August 11 ~ Start the Party
“I was experimenting with the breakbeat — I’d find where the break was and prolong it. People went crazy.
DJ Kool Herc

Watercolor DJ turntables and dance energy On this day in 1973, at 1520 Sedgwick Avenue in the Bronx, 18-year-old DJ Kool Herc (1955-) set up two turntables and launched a back-to-school party that changed the world. With his sister Cindy organizing the event and Herc extending funk breakbeats longer than anyone had before, hip-hop was born. A fresh voice, a beat-driven revolution, a culture in the making.

The party had rhythm, power, and soul. Young people danced to the extended “breaks” — and a new style of movement emerged: breakdancing. MCs rhymed over the beat. The room pulsed with joy, invention, and neighborhood pride.

“Hip-hop is the voice of this generation,” Herc said.
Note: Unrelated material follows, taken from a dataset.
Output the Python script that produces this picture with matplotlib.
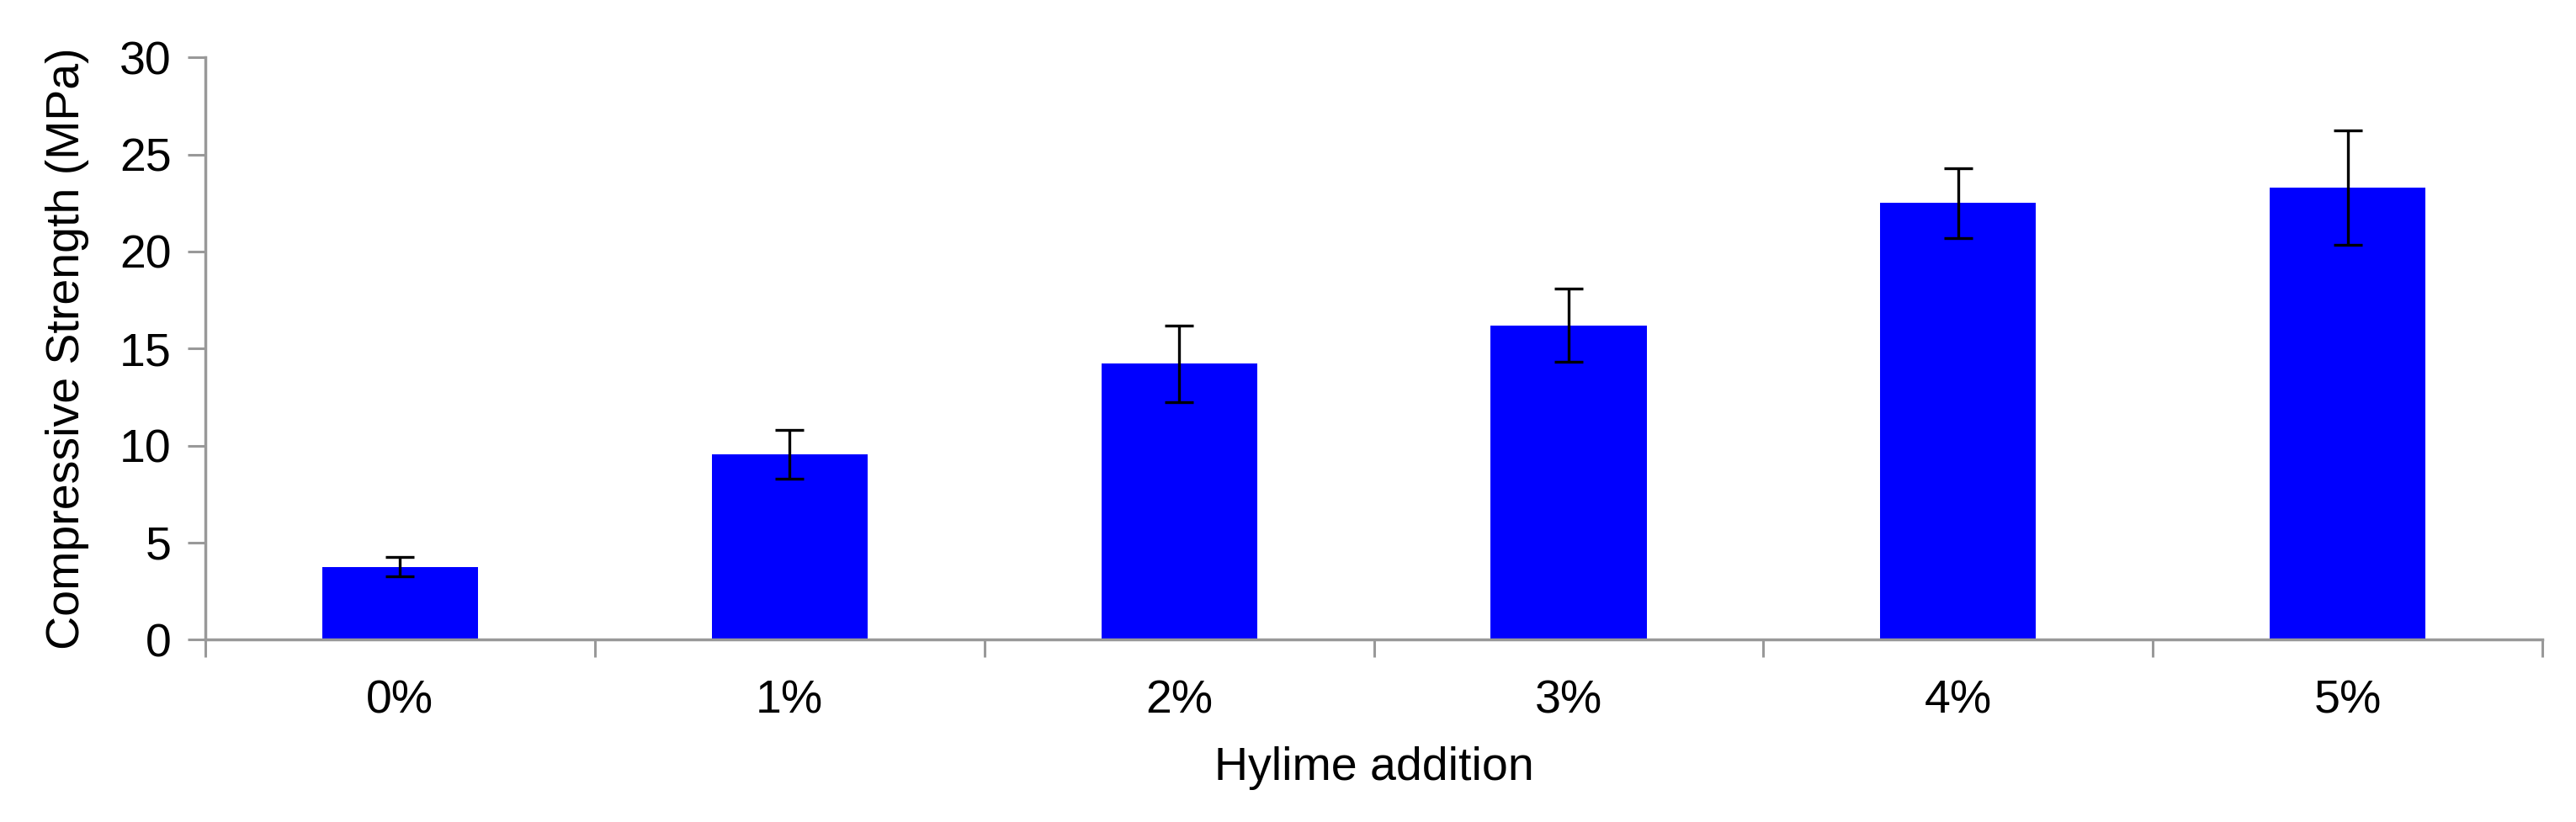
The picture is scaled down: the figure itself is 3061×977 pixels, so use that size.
import numpy as np
import matplotlib
matplotlib.use('Agg')
from matplotlib import pyplot as plt

plt.rcParams['font.family'] = ['Liberation Sans', 'DejaVu Sans']

categories = ['0%', '1%', '2%', '3%', '4%', '5%']
strength = [3.75, 9.55, 14.22, 16.2, 22.5, 23.28]
errors = [0.5, 1.25, 1.98, 1.9, 1.8, 2.95]

fig = plt.figure(figsize=(30.61, 9.77), dpi=100)
ax = fig.add_axes([0.0797, 0.222, 0.9073, 0.708])

x = np.arange(len(categories))
ax.bar(x, strength, width=0.4, color='#0000ff', zorder=2)
ax.errorbar(x, strength, yerr=errors, fmt='none', ecolor='black',
            elinewidth=2.4, capsize=12, capthick=2.4, zorder=3)

ax.set_xlim(-0.5, len(categories) - 0.5)
ax.set_ylim(0, 30)
ax.set_yticks(range(0, 31, 5))

# ticks between categories, labels centred on bars
ax.set_xticks(np.arange(-0.5, len(categories), 1.0))
ax.set_xticklabels([])
ax.set_xticks(x, minor=True)
ax.set_xticklabels(categories, minor=True)
ax.tick_params(axis='x', which='minor', length=0, pad=34, labelsize=40)
ax.tick_params(axis='x', which='major', length=15, width=2.2, color='#999999', direction='out')
ax.tick_params(axis='y', length=15, width=2.2, color='#999999', direction='out', pad=14, labelsize=40)

for side in ['top', 'right']:
    ax.spines[side].set_visible(False)
for side in ['left', 'bottom']:
    ax.spines[side].set_color('#999999')
    ax.spines[side].set_linewidth(2.5)

ax.set_ylabel('Compressive Strength (MPa)', fontsize=40, labelpad=26)
ax.set_xlabel('Hylime addition', fontsize=40, labelpad=20)

fig.savefig('out.png', dpi=100)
This single party lit the fuse for what would become a global movement: not just music, but a full cultural expression — DJing, rapping, breakdancing, graffiti — each a voice, each a vision. What began as a response to hardship became a celebration of survival, style, and voice.

Hip-hop carried truth from block to block, borough to borough — and eventually around the globe. “We were creating something out of nothing,” Herc once said. “Giving the people what they needed: a way to be seen.”

Today, hip-hop is everywhere, echoing in art, politics, poetry, and protest. But it started with a beat, a Bronx party, and a dream that the mic belongs to everyone, and every voice matters.